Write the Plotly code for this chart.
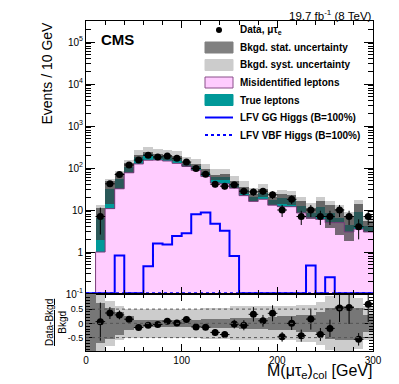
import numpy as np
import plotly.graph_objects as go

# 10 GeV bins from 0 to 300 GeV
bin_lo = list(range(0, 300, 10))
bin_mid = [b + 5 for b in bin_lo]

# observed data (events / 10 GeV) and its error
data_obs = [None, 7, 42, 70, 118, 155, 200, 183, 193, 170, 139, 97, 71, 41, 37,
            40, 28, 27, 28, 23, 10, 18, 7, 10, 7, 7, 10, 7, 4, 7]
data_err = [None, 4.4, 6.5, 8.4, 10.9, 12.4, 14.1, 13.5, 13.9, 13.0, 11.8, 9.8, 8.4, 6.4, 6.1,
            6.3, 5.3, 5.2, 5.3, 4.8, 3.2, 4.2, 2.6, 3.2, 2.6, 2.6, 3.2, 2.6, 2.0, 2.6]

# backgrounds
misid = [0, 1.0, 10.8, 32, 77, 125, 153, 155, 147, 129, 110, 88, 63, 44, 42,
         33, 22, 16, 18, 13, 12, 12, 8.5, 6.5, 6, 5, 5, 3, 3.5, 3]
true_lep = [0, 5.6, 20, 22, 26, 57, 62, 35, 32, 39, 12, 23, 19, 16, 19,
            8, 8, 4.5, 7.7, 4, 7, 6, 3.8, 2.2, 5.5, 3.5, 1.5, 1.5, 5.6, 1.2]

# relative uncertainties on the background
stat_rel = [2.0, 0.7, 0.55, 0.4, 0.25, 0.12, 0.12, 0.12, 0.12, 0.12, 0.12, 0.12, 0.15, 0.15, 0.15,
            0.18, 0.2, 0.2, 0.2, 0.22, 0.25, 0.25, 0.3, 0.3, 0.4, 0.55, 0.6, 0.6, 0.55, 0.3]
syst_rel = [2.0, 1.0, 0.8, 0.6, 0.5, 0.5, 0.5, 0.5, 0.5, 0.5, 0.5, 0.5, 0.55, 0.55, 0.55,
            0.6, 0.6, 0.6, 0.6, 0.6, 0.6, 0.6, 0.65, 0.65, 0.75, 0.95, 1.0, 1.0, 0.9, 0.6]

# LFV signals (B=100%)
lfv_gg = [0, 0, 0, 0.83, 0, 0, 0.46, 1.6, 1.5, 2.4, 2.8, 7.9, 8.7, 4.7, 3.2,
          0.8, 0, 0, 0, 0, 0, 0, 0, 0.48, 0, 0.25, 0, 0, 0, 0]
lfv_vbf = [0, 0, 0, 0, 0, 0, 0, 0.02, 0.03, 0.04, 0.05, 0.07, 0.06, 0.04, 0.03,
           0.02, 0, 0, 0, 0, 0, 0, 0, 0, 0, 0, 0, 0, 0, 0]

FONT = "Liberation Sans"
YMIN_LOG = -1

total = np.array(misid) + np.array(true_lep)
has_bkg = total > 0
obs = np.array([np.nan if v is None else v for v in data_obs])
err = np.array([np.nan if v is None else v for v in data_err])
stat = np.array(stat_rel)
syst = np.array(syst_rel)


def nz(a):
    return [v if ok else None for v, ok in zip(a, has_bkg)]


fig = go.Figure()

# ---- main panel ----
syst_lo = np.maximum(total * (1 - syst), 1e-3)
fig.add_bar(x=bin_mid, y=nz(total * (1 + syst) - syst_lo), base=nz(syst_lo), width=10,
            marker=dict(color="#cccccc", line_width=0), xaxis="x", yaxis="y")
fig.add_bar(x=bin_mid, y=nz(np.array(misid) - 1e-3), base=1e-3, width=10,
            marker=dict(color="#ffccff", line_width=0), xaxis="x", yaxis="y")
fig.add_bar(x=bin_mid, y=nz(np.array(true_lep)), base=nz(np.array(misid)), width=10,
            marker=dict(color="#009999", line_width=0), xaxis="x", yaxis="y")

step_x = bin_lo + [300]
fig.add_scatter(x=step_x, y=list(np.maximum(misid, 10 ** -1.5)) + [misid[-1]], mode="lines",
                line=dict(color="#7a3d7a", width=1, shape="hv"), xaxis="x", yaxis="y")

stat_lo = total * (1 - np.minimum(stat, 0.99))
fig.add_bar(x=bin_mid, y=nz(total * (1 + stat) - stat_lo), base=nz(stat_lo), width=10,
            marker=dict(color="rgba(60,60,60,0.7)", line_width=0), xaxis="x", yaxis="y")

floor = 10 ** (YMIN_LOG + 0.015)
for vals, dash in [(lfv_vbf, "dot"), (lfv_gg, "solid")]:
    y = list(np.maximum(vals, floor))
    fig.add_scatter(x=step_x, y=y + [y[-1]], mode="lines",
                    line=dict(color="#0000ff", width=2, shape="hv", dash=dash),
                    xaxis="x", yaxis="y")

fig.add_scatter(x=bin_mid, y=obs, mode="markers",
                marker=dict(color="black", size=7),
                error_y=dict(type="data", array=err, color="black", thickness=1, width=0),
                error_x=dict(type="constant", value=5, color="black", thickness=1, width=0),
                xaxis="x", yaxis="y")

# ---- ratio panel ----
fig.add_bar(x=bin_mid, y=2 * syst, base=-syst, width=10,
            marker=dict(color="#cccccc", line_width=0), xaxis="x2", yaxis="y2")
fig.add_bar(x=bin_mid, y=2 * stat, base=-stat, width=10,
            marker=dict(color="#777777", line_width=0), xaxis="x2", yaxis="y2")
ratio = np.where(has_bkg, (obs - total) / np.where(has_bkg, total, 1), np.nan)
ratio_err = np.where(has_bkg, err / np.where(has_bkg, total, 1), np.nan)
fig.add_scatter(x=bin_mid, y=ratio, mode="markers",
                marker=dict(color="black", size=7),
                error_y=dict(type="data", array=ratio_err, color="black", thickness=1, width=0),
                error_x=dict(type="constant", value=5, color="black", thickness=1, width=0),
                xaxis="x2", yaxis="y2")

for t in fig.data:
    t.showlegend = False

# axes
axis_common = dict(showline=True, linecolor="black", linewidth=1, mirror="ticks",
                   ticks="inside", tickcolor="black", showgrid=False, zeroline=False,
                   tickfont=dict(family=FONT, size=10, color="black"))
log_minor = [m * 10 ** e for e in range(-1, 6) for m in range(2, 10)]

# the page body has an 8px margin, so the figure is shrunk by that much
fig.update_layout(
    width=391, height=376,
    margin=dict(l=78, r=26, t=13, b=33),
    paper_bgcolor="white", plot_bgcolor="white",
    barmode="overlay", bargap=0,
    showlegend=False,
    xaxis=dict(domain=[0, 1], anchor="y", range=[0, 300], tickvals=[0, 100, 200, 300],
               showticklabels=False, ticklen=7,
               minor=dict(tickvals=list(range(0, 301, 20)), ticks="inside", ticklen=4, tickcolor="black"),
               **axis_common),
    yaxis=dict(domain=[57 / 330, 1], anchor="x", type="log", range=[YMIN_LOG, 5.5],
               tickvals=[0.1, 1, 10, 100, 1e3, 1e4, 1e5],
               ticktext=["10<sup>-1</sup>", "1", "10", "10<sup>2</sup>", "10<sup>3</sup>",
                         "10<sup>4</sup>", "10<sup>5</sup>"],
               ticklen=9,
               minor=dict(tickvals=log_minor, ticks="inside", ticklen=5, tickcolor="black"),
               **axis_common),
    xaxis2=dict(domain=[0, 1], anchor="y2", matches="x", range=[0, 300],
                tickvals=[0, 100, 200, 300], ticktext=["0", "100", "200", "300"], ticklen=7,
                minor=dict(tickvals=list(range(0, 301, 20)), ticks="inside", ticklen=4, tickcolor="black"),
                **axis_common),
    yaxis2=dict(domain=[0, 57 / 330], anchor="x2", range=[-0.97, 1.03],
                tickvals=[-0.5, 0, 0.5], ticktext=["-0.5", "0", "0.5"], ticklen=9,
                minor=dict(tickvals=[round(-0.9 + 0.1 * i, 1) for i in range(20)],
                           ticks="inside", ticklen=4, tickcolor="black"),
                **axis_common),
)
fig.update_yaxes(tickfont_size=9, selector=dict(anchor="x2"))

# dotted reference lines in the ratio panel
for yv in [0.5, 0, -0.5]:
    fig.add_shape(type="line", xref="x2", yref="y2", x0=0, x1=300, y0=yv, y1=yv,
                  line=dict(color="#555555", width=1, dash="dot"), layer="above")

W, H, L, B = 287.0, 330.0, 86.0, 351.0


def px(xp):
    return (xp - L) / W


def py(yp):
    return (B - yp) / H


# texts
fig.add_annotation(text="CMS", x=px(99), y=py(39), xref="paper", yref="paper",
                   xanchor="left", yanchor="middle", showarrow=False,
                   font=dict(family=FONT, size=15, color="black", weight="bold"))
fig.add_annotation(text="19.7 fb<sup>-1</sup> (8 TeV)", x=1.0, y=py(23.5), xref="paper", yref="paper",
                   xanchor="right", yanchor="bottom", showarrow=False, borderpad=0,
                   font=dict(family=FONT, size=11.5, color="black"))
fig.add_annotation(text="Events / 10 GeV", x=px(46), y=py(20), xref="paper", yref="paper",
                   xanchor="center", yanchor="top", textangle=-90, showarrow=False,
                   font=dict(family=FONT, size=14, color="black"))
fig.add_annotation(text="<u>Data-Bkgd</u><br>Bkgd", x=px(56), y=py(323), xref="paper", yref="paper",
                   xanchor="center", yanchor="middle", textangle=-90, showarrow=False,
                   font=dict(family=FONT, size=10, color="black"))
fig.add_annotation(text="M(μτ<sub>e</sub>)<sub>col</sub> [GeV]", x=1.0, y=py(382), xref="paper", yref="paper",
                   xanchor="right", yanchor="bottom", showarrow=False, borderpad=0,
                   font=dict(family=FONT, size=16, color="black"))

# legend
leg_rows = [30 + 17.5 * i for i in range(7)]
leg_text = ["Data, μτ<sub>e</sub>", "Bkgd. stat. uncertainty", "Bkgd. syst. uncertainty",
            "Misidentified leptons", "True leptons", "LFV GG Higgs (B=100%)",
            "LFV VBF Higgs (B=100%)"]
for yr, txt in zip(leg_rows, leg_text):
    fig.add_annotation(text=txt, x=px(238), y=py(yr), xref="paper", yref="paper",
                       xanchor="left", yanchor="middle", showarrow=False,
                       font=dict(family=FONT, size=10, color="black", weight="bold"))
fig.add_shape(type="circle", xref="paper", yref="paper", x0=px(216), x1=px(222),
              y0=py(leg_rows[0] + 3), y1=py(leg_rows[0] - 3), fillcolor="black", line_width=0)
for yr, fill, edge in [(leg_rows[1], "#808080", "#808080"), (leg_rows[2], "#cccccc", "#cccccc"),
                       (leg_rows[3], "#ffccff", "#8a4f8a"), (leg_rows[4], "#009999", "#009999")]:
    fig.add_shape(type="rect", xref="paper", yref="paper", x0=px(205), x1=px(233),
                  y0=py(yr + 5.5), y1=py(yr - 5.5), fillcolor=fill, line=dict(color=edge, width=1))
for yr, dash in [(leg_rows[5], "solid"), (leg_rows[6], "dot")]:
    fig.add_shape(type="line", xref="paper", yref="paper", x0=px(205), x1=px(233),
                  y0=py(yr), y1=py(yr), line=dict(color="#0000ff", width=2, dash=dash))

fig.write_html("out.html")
········
[Problem description] Give again, word for word, every line from the top of the data through the line with "2.6, 2.0, 2.6]", both ends included, and exclude the pictures.

[Answer to the task]
Write the Plotly code for this chart.
import numpy as np
import plotly.graph_objects as go

# 10 GeV bins from 0 to 300 GeV
bin_lo = list(range(0, 300, 10))
bin_mid = [b + 5 for b in bin_lo]

# observed data (events / 10 GeV) and its error
data_obs = [None, 7, 42, 70, 118, 155, 200, 183, 193, 170, 139, 97, 71, 41, 37,
            40, 28, 27, 28, 23, 10, 18, 7, 10, 7, 7, 10, 7, 4, 7]
data_err = [None, 4.4, 6.5, 8.4, 10.9, 12.4, 14.1, 13.5, 13.9, 13.0, 11.8, 9.8, 8.4, 6.4, 6.1,
            6.3, 5.3, 5.2, 5.3, 4.8, 3.2, 4.2, 2.6, 3.2, 2.6, 2.6, 3.2, 2.6, 2.0, 2.6]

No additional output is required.